Really Uber is pretty much the definition of what a 21st century robber baron looks like. Attempting to set loose the rawest most destructive and most craven form of labor-competition on the people least able to defend themselves in a race-to-the-bottom style of economics which in the end benefits only the principals of Uber.
Giving the finger to the processes and results of democratic law-making that define civilization, as opposed to rule by the powerful or rule by fiat. The laws regarding taxis and transit are not some form of special interest gerrymander lawmaking which benefits some mythical taxi behemouth mega-corporation. They are the hard-won rules of the game which protect people who are constrained to drive others to make their living.
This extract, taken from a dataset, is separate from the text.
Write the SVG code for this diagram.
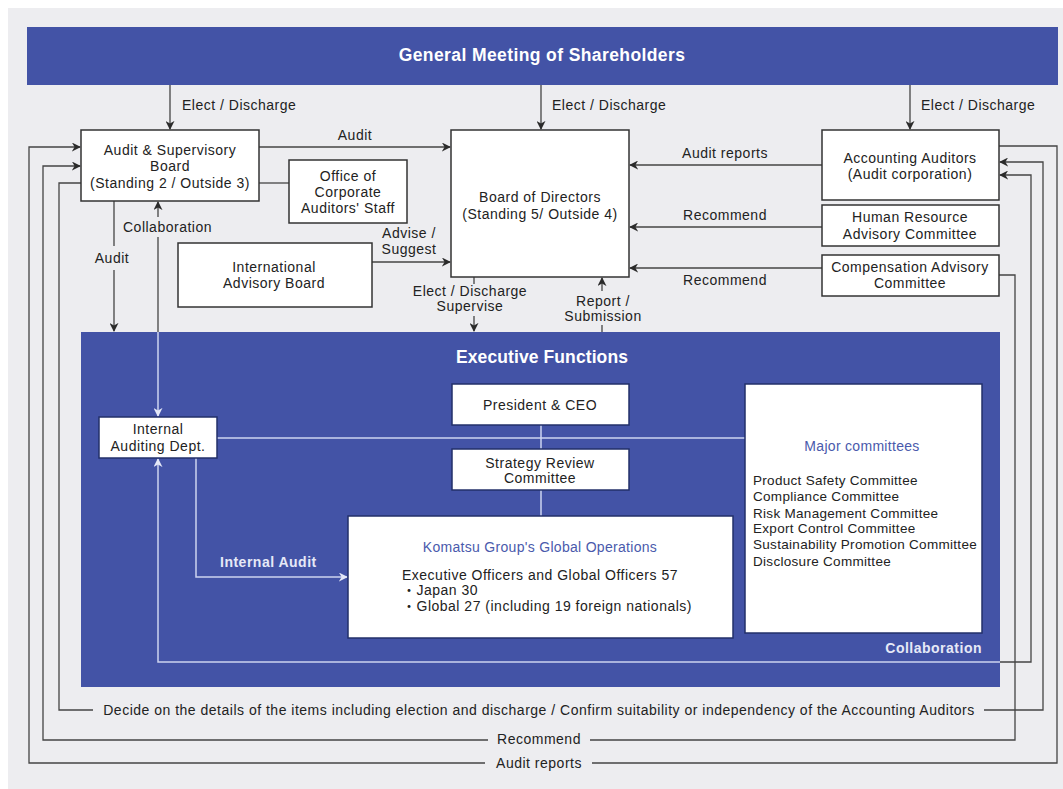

They protect the drivers and the customers.
It's amazing to me any nation has tolerated the sheer criminality and public endangerment that Uber's "business method" represents to their people.
And now we're all treated to the spectacle of Uber dragging its overheated crotch along the carpet, mewling for "protection from competition" to those same exact government's whose laws they take a sneering "squat-and-shit on you" attitude.
And worse, crying for absolutely the worst, most anti-competitive, most anti--progress, anti-free market type, anti-innovation form of market protection- business method and software patenting.
Uber is *about* nothing more than the sociopathy and greed of its founders and investors. Nothing more. Nothing.
it's called gouging....
if this is supposed to be a new economy, how come they still want my old fashioned money?